The Prime Factorization Calculator breaks any positive whole number down into the prime numbers that multiply together to produce it. A prime number is a whole number greater than 1 with no divisors other than 1 and itself (2, 3, 5, 7, 11, and so on). Every integer greater than 1 has exactly one set of prime factors — a fact known as the Fundamental Theorem of Arithmetic. This tool finds that unique set for you and presents it in clean exponent form.
How to Use It
There is a single input field: Enter a positive integer. Type any whole number greater than 1 and submit. The calculator returns:
- The full list of prime factors, including repeats (for example 2, 2, 3).
- The frequency of each prime — how many times it appears.
- A tidy factorization string using exponents, such as \(2^2 \times 3\).
If you enter 1 (or leave the box empty), the result is empty, because 1 has no prime factors.
The Formula and Method
The calculator uses trial division. Starting at the smallest prime, 2, it repeatedly divides the number by each candidate i while the division is exact, recording i as a factor each time. It only needs to test divisors up to the square root of the current number (the loop condition \(i \times i \le n\)), which keeps it fast. If anything greater than 1 remains after the loop, that leftover value is itself prime and gets added to the list. The repeated factors are then grouped to build the exponent notation.
$$\text{N} = p_1^{a_1} \times p_2^{a_2} \times \cdots \times p_k^{a_k}$$
Worked Example
Suppose you enter 360:
- \(360 \div 2 = 180\), \(\div 2 = 90\), \(\div 2 = 45\) → three 2s.
- \(45 \div 3 = 15\), \(\div 3 = 5\) → two 3s.
- 5 is prime and remains → one 5.
Prime factors: 2, 2, 2, 3, 3, 5. Frequency: 2 appears 3 times, 3 appears twice, 5 once. The factorization string is \(2^3 \times 3^2 \times 5\).
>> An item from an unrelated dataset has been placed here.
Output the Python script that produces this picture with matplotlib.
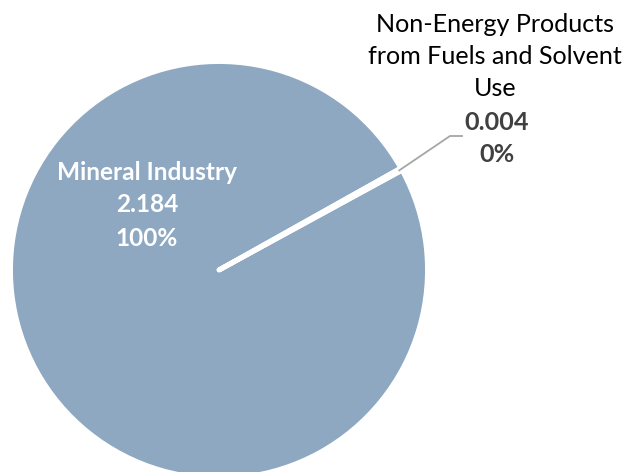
import matplotlib
matplotlib.use("Agg")
import matplotlib.pyplot as plt
import numpy as np

plt.rcParams['font.family'] = ['Lato', 'DejaVu Sans']

categories = ["Mineral Industry", "Non-Energy Products\nfrom Fuels and Solvent\nUse"]
values = [2.184, 0.004]
percent_labels = ["100%", "0%"]
colors = ["#8EA8C2", "#8EA8C2"]

W, H, DPI = 622, 472, 100
fig = plt.figure(figsize=(W / DPI, H / DPI), dpi=DPI)
ax = fig.add_axes([0, 0, 1, 1])

cx, cy, R = 219, 270, 206

wedges, _ = ax.pie(values, colors=colors, startangle=28.6, counterclock=False,
                   radius=1.012, center=(0, 0), frame=True,
                   wedgeprops=dict(edgecolor='white', linewidth=3.5, joinstyle='round', capstyle='round'))
ax.set_xlim(-cx / R, (W - cx) / R)
ax.set_ylim(-(H - cy) / R, cy / R)
ax.set_aspect('equal')
ax.axis('off')

def px(x, y):
    return (x - cx) / R, (cy - y) / R

# Mineral Industry label (inside)
for txt, y in [(categories[0], 172), (f"{values[0]:.3f}", 205), (percent_labels[0], 238)]:
    ax.text(*px(147, y), txt, ha='center', va='center',
            color='white', fontsize=17.6, fontweight='bold')

# leader line for small slice
w = wedges[1]
mid = np.deg2rad((w.theta1 + w.theta2) / 2)
p0 = (np.cos(mid), np.sin(mid))
p1 = px(450, 136)
p2 = px(462, 136)
ax.plot([p0[0], p1[0], p2[0]], [p0[1], p1[1], p2[1]], color='#A6A6A6', lw=1.3)

for txt, y in zip(categories[1].split("\n"), [24, 57, 89]):
    ax.text(*px(495, y), txt, ha='center', va='center', color='black', fontsize=18.1)
ax.text(*px(497, 122), f"{values[1]:.3f}", ha='center', va='center',
        color='#404040', fontsize=18.1, fontweight='bold')
ax.text(*px(497, 155), percent_labels[1], ha='center', va='center',
        color='#404040', fontsize=18.1, fontweight='bold')

fig.savefig("out.png", dpi=DPI)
Multiplying back: $$8 \times 9 \times 5 = 360. \checkmark$$
Frequently Asked Questions
What happens if I enter a prime number? The result is just that number itself, since a prime cannot be broken down further — for example, 17 returns "17".
Can it factor very large numbers? Yes, within the range of a 64-bit integer. Because it tests divisors only up to the square root, even large values resolve quickly unless the number is a product of two enormous primes.
Why are prime factorizations useful? They are essential for finding greatest common divisors and least common multiples, simplifying fractions, and underpin modern cryptography.